- **What you need to do**: With the pictures left out, copy the listing below exactly.

----- Dataset excerpt

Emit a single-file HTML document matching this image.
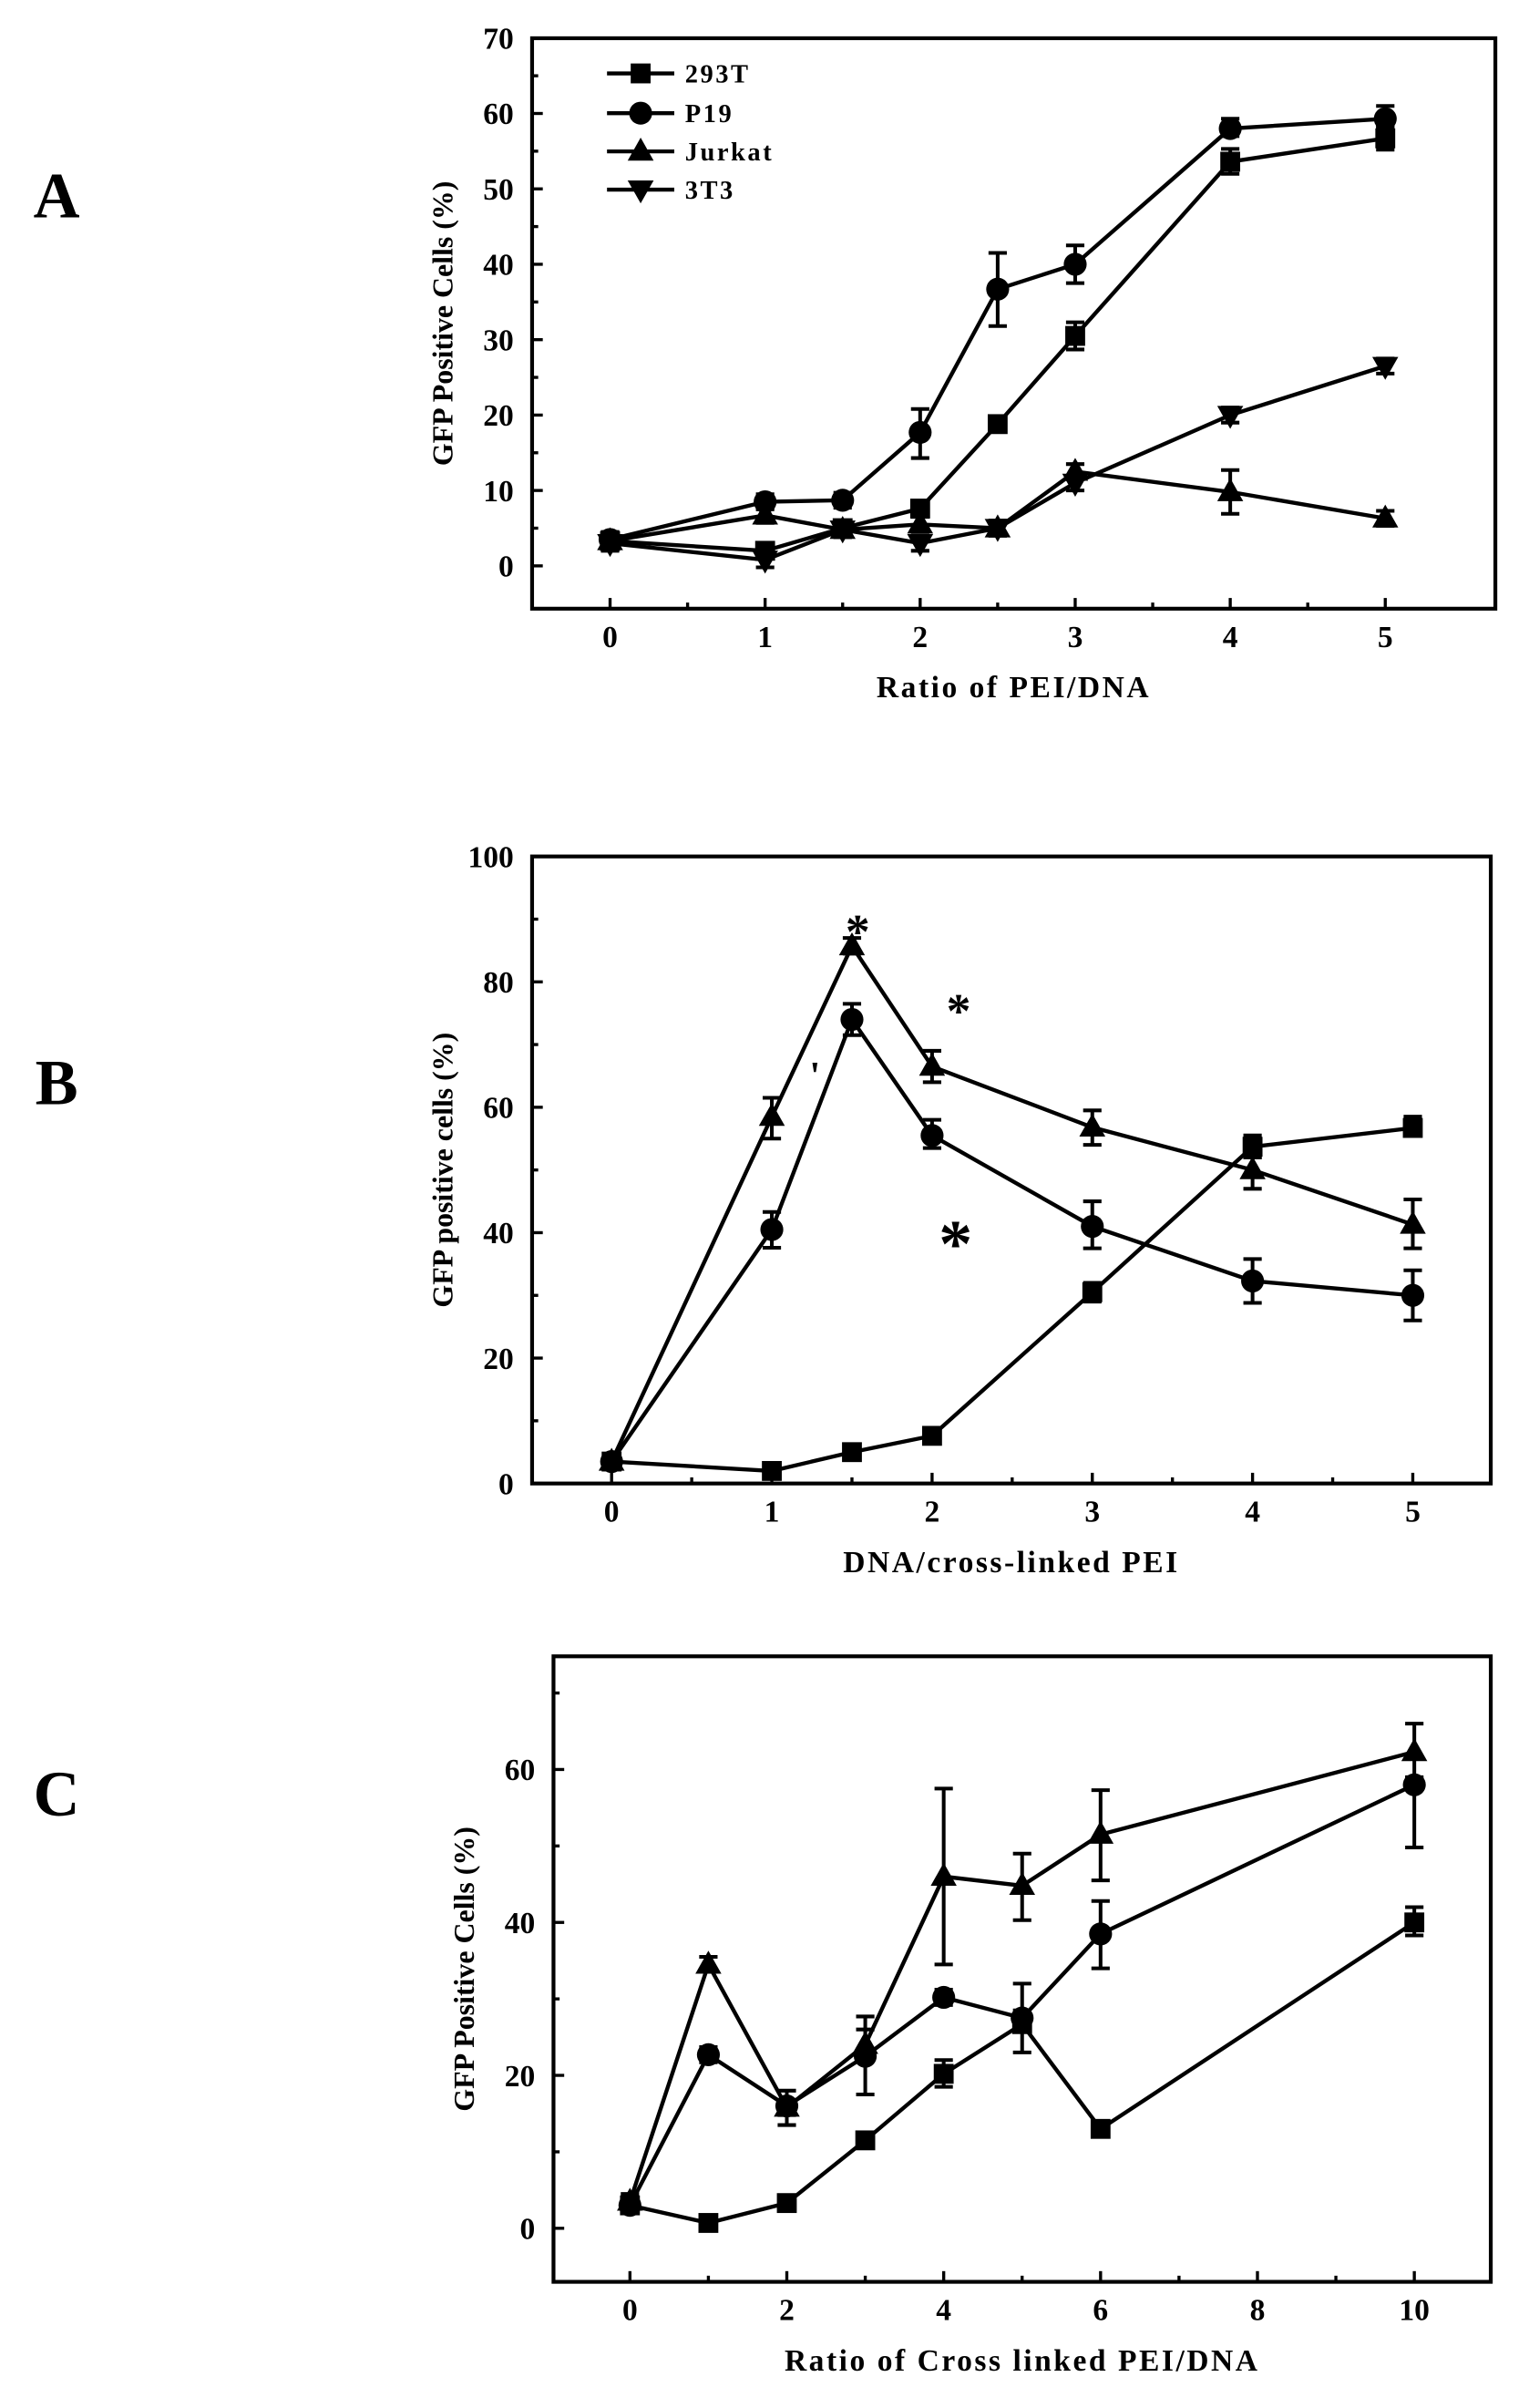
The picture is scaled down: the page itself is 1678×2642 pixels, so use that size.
<!DOCTYPE html>
<html><head><meta charset="utf-8"><style>
html,body{margin:0;padding:0;background:#fff}
svg{display:block}
text{font-family:"Liberation Serif",serif;font-weight:bold;fill:#000}
</style></head><body>
<svg id="s" width="1678" height="2642" viewBox="0 0 1000 1574.5" preserveAspectRatio="none" xmlns="http://www.w3.org/2000/svg">
<rect width="1000" height="1574.5" fill="#fff"/>
<text x="37" y="142" font-size="42" text-anchor="middle">A</text>
<text x="37" y="722" font-size="42" text-anchor="middle">B</text>
<text x="37" y="1187" font-size="42" text-anchor="middle">C</text>
</svg>
<script>
const NS="http://www.w3.org/2000/svg",S=document.getElementById('s');
function el(t,a,txt){const e=document.createElementNS(NS,t);for(const k in a)e.setAttribute(k,a[k]);if(txt!==undefined)e.textContent=txt;S.appendChild(e);return e;}
function marker(type,x,y){
 if(type=='sq')el('rect',{x:x-6.5,y:y-6.5,width:13,height:13,fill:'#000'});
 else if(type=='ci')el('circle',{cx:x,cy:y,r:7.5,fill:'#000'});
 else if(type=='up')el('polygon',{points:`${x},${y-9} ${x-8.5},${y+6} ${x+8.5},${y+6}`,fill:'#000'});
 else el('polygon',{points:`${x},${y+9} ${x-8.5},${y-6} ${x+8.5},${y-6}`,fill:'#000'});
}
function panel(p){
 const X=v=>p.x0+(v-p.xv0)*p.xs, Y=v=>p.y0-v*p.ys;
 el('rect',{x:p.L,y:p.T,width:p.R-p.L,height:p.B-p.T,fill:'none',stroke:'#000','stroke-width':2.5});
 p.yt.forEach(v=>{el('line',{x1:p.L,x2:p.L+7,y1:Y(v),y2:Y(v),stroke:'#000','stroke-width':2});el('text',{x:p.L-12,y:Y(v)+7,'font-size':20,'text-anchor':'end'},v);});
 p.ym.forEach(v=>el('line',{x1:p.L,x2:p.L+4,y1:Y(v),y2:Y(v),stroke:'#000','stroke-width':2}));
 p.xt.forEach(v=>{el('line',{x1:X(v),x2:X(v),y1:p.B,y2:p.B-7,stroke:'#000','stroke-width':2});el('text',{x:X(v),y:p.B+25,'font-size':20,'text-anchor':'middle'},v);});
 p.xm.forEach(v=>el('line',{x1:X(v),x2:X(v),y1:p.B,y2:p.B-4,stroke:'#000','stroke-width':2}));
 el('text',{x:(p.L+p.R)/2,y:p.B+58,'font-size':20,'text-anchor':'middle','letter-spacing':'1.5'},p.xl);
 el('text',{x:0,y:0,'font-size':19,'text-anchor':'middle',transform:`translate(${p.L-52},${(p.T+p.B)/2}) rotate(-90)`},p.yl);
 p.series.forEach(s=>{
  el('polyline',{points:s.d.map(d=>X(d[0])+','+Y(d[1])).join(' '),fill:'none',stroke:'#000','stroke-width':2.6});
  s.d.forEach(d=>{
   const lo=d[2]!==undefined?d[2]:d[1]-1,hi=d[3]!==undefined?d[3]:d[1]+1,x=X(d[0]);
   el('line',{x1:x,x2:x,y1:Y(lo),y2:Y(hi),stroke:'#000','stroke-width':2.4});
   el('line',{x1:x-6,x2:x+6,y1:Y(lo),y2:Y(lo),stroke:'#000','stroke-width':2.4});
   el('line',{x1:x-6,x2:x+6,y1:Y(hi),y2:Y(hi),stroke:'#000','stroke-width':2.4});
   marker(s.m,x,Y(d[1]));
  });
 });
}
panel({L:348,R:978,T:25,B:398,x0:399,xv0:0,xs:101.4,y0:370,ys:4.93,
 yt:[0,10,20,30,40,50,60,70],ym:[5,15,25,35,45,55,65],xt:[0,1,2,3,4,5],xm:[0.5,1.5,2.5,3.5,4.5],
 xl:'Ratio of PEI/DNA',yl:'GFP Positive Cells (%)',
 series:[
 {m:'sq',d:[[0,3.3],[1,2],[1.5,5],[2,7.6],[2.5,18.8],[3,30.5,28.7,32.3],[4,53.6,52,55.3],[5,56.7,55.2,58.2]]},
 {m:'ci',d:[[0,3.5],[1,8.5],[1.5,8.7],[2,17.7,14.3,20.8],[2.5,36.7,31.8,41.5],[3,40,37.5,42.5],[4,58,57,59.3],[5,59.3,58.2,61]]},
 {m:'up',d:[[0,3.3],[1,6.7],[1.5,4.8],[2,5.5],[2.5,5],[3,12.5,11.5,13.5],[4,9.8,6.9,12.7],[5,6.3]]},
 {m:'dn',d:[[0,3],[1,0.8],[1.5,4.8],[2,3],[2.5,5],[3,11],[4,20],[5,26.5]]}
 ]});
[['sq','293T',48],['ci','P19',74],['up','Jurkat',99],['dn','3T3',124]].forEach(r=>{
 el('line',{x1:397,x2:441,y1:r[2],y2:r[2],stroke:'#000','stroke-width':2.6});marker(r[0],419,r[2]);
 el('text',{x:448,y:r[2]+6,'font-size':17,'letter-spacing':'1.5'},r[1]);
});
panel({L:348,R:975,T:560,B:970,x0:400,xv0:0,xs:104.8,y0:970,ys:4.1,
 yt:[0,20,40,60,80,100],ym:[10,30,50,70,90],xt:[0,1,2,3,4,5],xm:[0.5,1.5,2.5,3.5,4.5],
 xl:'DNA/cross-linked PEI',yl:'GFP positive cells (%)',
 series:[
 {m:'sq',d:[[0,3.5],[1,2],[1.5,5],[2,7.6],[3,30.5,29,32],[4,53.7,52,55.5],[5,56.7,55.5,58.5]]},
 {m:'ci',d:[[0,3.5],[1,40.5,37.6,43.3],[1.5,74,71.5,76.5],[2,55.5,53.5,58],[3,41,37.5,45],[4,32.3,28.8,35.8],[5,30,26,34]]},
 {m:'up',d:[[0,3.5],[1,58.5,55,61.5],[1.5,85.7,84.5,87],[2,66.5,64,69],[3,56.8,54,59.5],[4,50,47,52],[5,41.3,37.5,45.3]]}
 ]});
el('text',{x:625,y:828,'font-size':44,'text-anchor':'middle'},'*');
el('text',{x:533,y:712,'font-size':26,'text-anchor':'middle'},"'");
el('text',{x:561,y:620,'font-size':32,'text-anchor':'middle'},'*');
el('text',{x:627,y:672,'font-size':32,'text-anchor':'middle'},'*');
panel({L:362,R:975,T:1083,B:1492,x0:412,xv0:0,xs:51.3,y0:1457,ys:5,
 yt:[0,20,40,60],ym:[10,30,50,70],xt:[0,2,4,6,8,10],xm:[1,3,5,7,9],
 xl:'Ratio of Cross linked PEI/DNA',yl:'GFP Positive Cells (%)',
 series:[
 {m:'sq',d:[[0,3],[1,0.7],[2,3.3],[3,11.5],[4,20.2,18.5,22],[5,26.7,23,32],[6,13],[10,40,38.3,42]]},
 {m:'ci',d:[[0,3],[1,22.7],[2,16,13.5,18],[3,22.5,17.5,27.7],[4,30.2],[5,27.5],[6,38.5,34,42.8],[10,58,49.8,59]]},
 {m:'up',d:[[0,3.5],[1,34.5,33.8,35.5],[2,15.8],[3,24,22,26],[4,46,34.5,57.5],[5,44.8,40.3,49],[6,51.5,45.5,57.3],[10,62.3,58.8,66]]}
 ]});
</script>
</body></html>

----------

- **Solution below**:
Emit a single-file HTML document matching this image.
The picture is scaled down: the page itself is 1678×2642 pixels, so use that size.
<!DOCTYPE html>
<html><head><meta charset="utf-8"><style>
html,body{margin:0;padding:0;background:#fff}
svg{display:block}
text{font-family:"Liberation Serif",serif;font-weight:bold;fill:#000}
</style></head><body>
<svg id="s" width="1678" height="2642" viewBox="0 0 1000 1574.5" preserveAspectRatio="none" xmlns="http://www.w3.org/2000/svg">
<rect width="1000" height="1574.5" fill="#fff"/>
<text x="37" y="142" font-size="42" text-anchor="middle">A</text>
<text x="37" y="722" font-size="42" text-anchor="middle">B</text>
<text x="37" y="1187" font-size="42" text-anchor="middle">C</text>
</svg>
<script>
const NS="http://www.w3.org/2000/svg",S=document.getElementById('s');
function el(t,a,txt){const e=document.createElementNS(NS,t);for(const k in a)e.setAttribute(k,a[k]);if(txt!==undefined)e.textContent=txt;S.appendChild(e);return e;}
function marker(type,x,y){
 if(type=='sq')el('rect',{x:x-6.5,y:y-6.5,width:13,height:13,fill:'#000'});
 else if(type=='ci')el('circle',{cx:x,cy:y,r:7.5,fill:'#000'});
 else if(type=='up')el('polygon',{points:`${x},${y-9} ${x-8.5},${y+6} ${x+8.5},${y+6}`,fill:'#000'});
 else el('polygon',{points:`${x},${y+9} ${x-8.5},${y-6} ${x+8.5},${y-6}`,fill:'#000'});
}
function panel(p){
 const X=v=>p.x0+(v-p.xv0)*p.xs, Y=v=>p.y0-v*p.ys;
 el('rect',{x:p.L,y:p.T,width:p.R-p.L,height:p.B-p.T,fill:'none',stroke:'#000','stroke-width':2.5});
 p.yt.forEach(v=>{el('line',{x1:p.L,x2:p.L+7,y1:Y(v),y2:Y(v),stroke:'#000','stroke-width':2});el('text',{x:p.L-12,y:Y(v)+7,'font-size':20,'text-anchor':'end'},v);});
 p.ym.forEach(v=>el('line',{x1:p.L,x2:p.L+4,y1:Y(v),y2:Y(v),stroke:'#000','stroke-width':2}));
 p.xt.forEach(v=>{el('line',{x1:X(v),x2:X(v),y1:p.B,y2:p.B-7,stroke:'#000','stroke-width':2});el('text',{x:X(v),y:p.B+25,'font-size':20,'text-anchor':'middle'},v);});
 p.xm.forEach(v=>el('line',{x1:X(v),x2:X(v),y1:p.B,y2:p.B-4,stroke:'#000','stroke-width':2}));
 el('text',{x:(p.L+p.R)/2,y:p.B+58,'font-size':20,'text-anchor':'middle','letter-spacing':'1.5'},p.xl);
 el('text',{x:0,y:0,'font-size':19,'text-anchor':'middle',transform:`translate(${p.L-52},${(p.T+p.B)/2}) rotate(-90)`},p.yl);
 p.series.forEach(s=>{
  el('polyline',{points:s.d.map(d=>X(d[0])+','+Y(d[1])).join(' '),fill:'none',stroke:'#000','stroke-width':2.6});
  s.d.forEach(d=>{
   const lo=d[2]!==undefined?d[2]:d[1]-1,hi=d[3]!==undefined?d[3]:d[1]+1,x=X(d[0]);
   el('line',{x1:x,x2:x,y1:Y(lo),y2:Y(hi),stroke:'#000','stroke-width':2.4});
   el('line',{x1:x-6,x2:x+6,y1:Y(lo),y2:Y(lo),stroke:'#000','stroke-width':2.4});
   el('line',{x1:x-6,x2:x+6,y1:Y(hi),y2:Y(hi),stroke:'#000','stroke-width':2.4});
   marker(s.m,x,Y(d[1]));
  });
 });
}
panel({L:348,R:978,T:25,B:398,x0:399,xv0:0,xs:101.4,y0:370,ys:4.93,
 yt:[0,10,20,30,40,50,60,70],ym:[5,15,25,35,45,55,65],xt:[0,1,2,3,4,5],xm:[0.5,1.5,2.5,3.5,4.5],
 xl:'Ratio of PEI/DNA',yl:'GFP Positive Cells (%)',
 series:[
 {m:'sq',d:[[0,3.3],[1,2],[1.5,5],[2,7.6],[2.5,18.8],[3,30.5,28.7,32.3],[4,53.6,52,55.3],[5,56.7,55.2,58.2]]},
 {m:'ci',d:[[0,3.5],[1,8.5],[1.5,8.7],[2,17.7,14.3,20.8],[2.5,36.7,31.8,41.5],[3,40,37.5,42.5],[4,58,57,59.3],[5,59.3,58.2,61]]},
 {m:'up',d:[[0,3.3],[1,6.7],[1.5,4.8],[2,5.5],[2.5,5],[3,12.5,11.5,13.5],[4,9.8,6.9,12.7],[5,6.3]]},
 {m:'dn',d:[[0,3],[1,0.8],[1.5,4.8],[2,3],[2.5,5],[3,11],[4,20],[5,26.5]]}
 ]});
[['sq','293T',48],['ci','P19',74],['up','Jurkat',99],['dn','3T3',124]].forEach(r=>{
 el('line',{x1:397,x2:441,y1:r[2],y2:r[2],stroke:'#000','stroke-width':2.6});marker(r[0],419,r[2]);
 el('text',{x:448,y:r[2]+6,'font-size':17,'letter-spacing':'1.5'},r[1]);
});
panel({L:348,R:975,T:560,B:970,x0:400,xv0:0,xs:104.8,y0:970,ys:4.1,
 yt:[0,20,40,60,80,100],ym:[10,30,50,70,90],xt:[0,1,2,3,4,5],xm:[0.5,1.5,2.5,3.5,4.5],
 xl:'DNA/cross-linked PEI',yl:'GFP positive cells (%)',
 series:[
 {m:'sq',d:[[0,3.5],[1,2],[1.5,5],[2,7.6],[3,30.5,29,32],[4,53.7,52,55.5],[5,56.7,55.5,58.5]]},
 {m:'ci',d:[[0,3.5],[1,40.5,37.6,43.3],[1.5,74,71.5,76.5],[2,55.5,53.5,58],[3,41,37.5,45],[4,32.3,28.8,35.8],[5,30,26,34]]},
 {m:'up',d:[[0,3.5],[1,58.5,55,61.5],[1.5,85.7,84.5,87],[2,66.5,64,69],[3,56.8,54,59.5],[4,50,47,52],[5,41.3,37.5,45.3]]}
 ]});
el('text',{x:625,y:828,'font-size':44,'text-anchor':'middle'},'*');
el('text',{x:533,y:712,'font-size':26,'text-anchor':'middle'},"'");
el('text',{x:561,y:620,'font-size':32,'text-anchor':'middle'},'*');
el('text',{x:627,y:672,'font-size':32,'text-anchor':'middle'},'*');
panel({L:362,R:975,T:1083,B:1492,x0:412,xv0:0,xs:51.3,y0:1457,ys:5,
 yt:[0,20,40,60],ym:[10,30,50,70],xt:[0,2,4,6,8,10],xm:[1,3,5,7,9],
 xl:'Ratio of Cross linked PEI/DNA',yl:'GFP Positive Cells (%)',
 series:[
 {m:'sq',d:[[0,3],[1,0.7],[2,3.3],[3,11.5],[4,20.2,18.5,22],[5,26.7,23,32],[6,13],[10,40,38.3,42]]},
 {m:'ci',d:[[0,3],[1,22.7],[2,16,13.5,18],[3,22.5,17.5,27.7],[4,30.2],[5,27.5],[6,38.5,34,42.8],[10,58,49.8,59]]},
 {m:'up',d:[[0,3.5],[1,34.5,33.8,35.5],[2,15.8],[3,24,22,26],[4,46,34.5,57.5],[5,44.8,40.3,49],[6,51.5,45.5,57.3],[10,62.3,58.8,66]]}
 ]});
</script>
</body></html>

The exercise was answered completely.